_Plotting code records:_
>>
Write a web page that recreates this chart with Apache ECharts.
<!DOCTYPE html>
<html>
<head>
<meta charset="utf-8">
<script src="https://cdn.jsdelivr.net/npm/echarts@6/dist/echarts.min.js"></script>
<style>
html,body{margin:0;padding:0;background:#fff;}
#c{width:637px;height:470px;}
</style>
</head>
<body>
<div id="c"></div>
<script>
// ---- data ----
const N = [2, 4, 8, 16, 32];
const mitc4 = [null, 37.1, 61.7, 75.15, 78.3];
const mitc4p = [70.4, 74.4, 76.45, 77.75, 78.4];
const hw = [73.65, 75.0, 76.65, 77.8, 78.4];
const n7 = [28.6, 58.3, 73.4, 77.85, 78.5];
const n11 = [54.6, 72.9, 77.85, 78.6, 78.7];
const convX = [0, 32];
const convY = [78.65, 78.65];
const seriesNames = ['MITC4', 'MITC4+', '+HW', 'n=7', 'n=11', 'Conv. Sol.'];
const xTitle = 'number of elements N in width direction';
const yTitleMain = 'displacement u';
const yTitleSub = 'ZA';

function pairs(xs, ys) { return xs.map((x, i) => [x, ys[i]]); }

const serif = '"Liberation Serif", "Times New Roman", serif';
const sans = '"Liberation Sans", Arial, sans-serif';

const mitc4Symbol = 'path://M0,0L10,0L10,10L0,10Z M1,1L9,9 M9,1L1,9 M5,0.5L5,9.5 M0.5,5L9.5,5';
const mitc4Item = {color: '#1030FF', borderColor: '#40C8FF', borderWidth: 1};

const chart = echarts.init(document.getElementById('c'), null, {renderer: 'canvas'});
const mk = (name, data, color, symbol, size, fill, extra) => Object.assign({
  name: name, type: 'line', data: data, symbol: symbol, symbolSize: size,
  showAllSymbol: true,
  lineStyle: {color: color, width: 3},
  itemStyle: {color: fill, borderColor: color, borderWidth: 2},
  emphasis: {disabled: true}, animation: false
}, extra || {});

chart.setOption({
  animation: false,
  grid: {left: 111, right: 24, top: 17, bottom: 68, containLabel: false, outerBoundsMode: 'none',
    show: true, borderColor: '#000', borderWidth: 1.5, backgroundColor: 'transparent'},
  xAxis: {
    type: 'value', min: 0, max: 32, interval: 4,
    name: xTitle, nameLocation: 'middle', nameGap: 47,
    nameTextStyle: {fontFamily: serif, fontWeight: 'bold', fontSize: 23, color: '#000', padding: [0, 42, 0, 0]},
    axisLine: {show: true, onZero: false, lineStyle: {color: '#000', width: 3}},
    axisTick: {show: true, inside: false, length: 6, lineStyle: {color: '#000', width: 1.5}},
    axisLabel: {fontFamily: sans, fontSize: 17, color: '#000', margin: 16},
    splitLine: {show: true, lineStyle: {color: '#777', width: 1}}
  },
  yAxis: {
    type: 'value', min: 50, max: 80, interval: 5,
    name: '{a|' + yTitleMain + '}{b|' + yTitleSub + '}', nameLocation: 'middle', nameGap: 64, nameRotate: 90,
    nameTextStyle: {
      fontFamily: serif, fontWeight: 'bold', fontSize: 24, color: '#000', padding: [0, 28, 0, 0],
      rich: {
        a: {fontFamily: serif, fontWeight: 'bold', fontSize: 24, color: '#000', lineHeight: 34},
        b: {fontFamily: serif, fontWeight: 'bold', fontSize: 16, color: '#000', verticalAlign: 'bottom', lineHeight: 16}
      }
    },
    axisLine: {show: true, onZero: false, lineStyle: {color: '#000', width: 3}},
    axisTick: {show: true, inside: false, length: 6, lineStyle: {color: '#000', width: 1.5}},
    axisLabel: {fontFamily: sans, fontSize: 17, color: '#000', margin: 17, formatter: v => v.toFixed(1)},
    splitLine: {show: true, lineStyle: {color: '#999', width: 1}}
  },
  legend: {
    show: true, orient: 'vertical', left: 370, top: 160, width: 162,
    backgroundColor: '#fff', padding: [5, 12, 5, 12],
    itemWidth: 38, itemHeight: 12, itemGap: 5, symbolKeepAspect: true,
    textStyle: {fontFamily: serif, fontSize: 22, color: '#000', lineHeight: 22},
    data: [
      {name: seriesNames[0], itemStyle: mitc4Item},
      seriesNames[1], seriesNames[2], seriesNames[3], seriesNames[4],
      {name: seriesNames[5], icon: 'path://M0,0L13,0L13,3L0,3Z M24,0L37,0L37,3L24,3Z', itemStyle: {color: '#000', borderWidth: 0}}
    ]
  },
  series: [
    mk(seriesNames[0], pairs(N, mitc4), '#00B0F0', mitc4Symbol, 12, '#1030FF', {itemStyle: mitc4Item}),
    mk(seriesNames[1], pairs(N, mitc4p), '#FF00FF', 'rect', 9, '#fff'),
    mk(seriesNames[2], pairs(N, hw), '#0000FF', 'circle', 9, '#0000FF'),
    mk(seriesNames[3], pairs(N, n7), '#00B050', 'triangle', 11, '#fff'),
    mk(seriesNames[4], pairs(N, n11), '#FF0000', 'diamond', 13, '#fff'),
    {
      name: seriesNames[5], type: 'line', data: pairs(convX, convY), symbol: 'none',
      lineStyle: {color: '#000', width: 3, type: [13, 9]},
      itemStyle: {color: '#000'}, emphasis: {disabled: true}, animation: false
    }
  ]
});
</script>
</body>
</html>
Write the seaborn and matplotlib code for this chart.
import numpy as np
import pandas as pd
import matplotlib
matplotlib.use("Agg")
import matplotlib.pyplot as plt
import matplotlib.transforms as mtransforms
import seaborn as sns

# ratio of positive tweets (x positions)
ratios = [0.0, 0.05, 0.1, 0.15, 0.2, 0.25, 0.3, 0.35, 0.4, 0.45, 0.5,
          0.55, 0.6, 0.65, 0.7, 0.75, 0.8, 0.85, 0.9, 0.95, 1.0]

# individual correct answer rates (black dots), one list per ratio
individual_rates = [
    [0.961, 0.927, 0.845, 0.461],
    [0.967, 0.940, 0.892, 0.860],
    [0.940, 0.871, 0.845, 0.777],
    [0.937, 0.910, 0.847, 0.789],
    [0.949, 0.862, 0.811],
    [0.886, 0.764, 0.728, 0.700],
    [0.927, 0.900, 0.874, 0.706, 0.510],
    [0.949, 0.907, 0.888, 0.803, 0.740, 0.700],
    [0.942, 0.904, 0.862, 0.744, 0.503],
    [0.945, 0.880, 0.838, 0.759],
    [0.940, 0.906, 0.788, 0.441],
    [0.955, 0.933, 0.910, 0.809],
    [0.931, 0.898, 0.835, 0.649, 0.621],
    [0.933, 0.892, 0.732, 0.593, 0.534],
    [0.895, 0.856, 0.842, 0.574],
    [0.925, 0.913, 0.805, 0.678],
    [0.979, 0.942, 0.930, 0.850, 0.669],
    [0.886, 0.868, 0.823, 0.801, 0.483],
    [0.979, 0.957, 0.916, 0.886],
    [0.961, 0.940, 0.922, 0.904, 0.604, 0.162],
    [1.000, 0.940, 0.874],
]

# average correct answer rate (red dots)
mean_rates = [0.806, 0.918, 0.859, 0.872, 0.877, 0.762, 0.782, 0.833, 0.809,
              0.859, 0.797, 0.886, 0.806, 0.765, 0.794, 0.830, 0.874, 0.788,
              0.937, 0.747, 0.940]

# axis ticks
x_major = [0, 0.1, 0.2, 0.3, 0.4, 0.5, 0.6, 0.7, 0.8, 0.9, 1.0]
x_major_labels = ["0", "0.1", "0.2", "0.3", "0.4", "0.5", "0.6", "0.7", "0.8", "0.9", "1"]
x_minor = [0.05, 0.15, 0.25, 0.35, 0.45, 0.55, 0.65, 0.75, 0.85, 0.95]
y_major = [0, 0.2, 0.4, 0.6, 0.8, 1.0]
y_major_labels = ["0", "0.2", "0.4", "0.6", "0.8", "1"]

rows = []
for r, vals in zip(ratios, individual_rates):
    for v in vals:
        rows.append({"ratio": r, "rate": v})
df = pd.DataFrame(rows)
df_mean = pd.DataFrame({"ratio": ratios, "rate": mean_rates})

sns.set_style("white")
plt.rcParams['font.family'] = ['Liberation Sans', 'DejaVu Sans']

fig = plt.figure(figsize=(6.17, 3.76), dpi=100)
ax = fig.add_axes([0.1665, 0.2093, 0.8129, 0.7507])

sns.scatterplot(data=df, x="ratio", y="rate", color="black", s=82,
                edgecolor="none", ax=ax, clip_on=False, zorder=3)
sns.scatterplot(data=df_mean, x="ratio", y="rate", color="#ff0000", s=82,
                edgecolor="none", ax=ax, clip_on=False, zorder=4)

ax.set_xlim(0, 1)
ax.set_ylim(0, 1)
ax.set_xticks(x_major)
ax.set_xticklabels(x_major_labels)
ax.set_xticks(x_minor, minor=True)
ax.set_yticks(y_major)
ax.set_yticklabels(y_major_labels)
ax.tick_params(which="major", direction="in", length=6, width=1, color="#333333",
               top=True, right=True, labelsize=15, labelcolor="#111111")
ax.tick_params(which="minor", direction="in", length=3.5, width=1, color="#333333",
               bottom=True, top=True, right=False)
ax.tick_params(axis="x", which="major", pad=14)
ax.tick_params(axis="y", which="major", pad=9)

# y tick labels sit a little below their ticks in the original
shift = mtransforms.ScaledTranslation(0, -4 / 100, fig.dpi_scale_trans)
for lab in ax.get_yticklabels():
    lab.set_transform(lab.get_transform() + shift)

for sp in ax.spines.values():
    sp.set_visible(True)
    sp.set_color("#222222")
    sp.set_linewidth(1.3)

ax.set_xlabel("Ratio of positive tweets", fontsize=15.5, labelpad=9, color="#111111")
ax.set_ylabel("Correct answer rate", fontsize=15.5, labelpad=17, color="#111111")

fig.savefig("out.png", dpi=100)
<<
_GIVEN INSTRUCTION:_
From the records, copy every line that has the string "seaborn" in it.

_EXERCISE SOLUTION:_
Write the seaborn and matplotlib code for this chart.
import seaborn as sns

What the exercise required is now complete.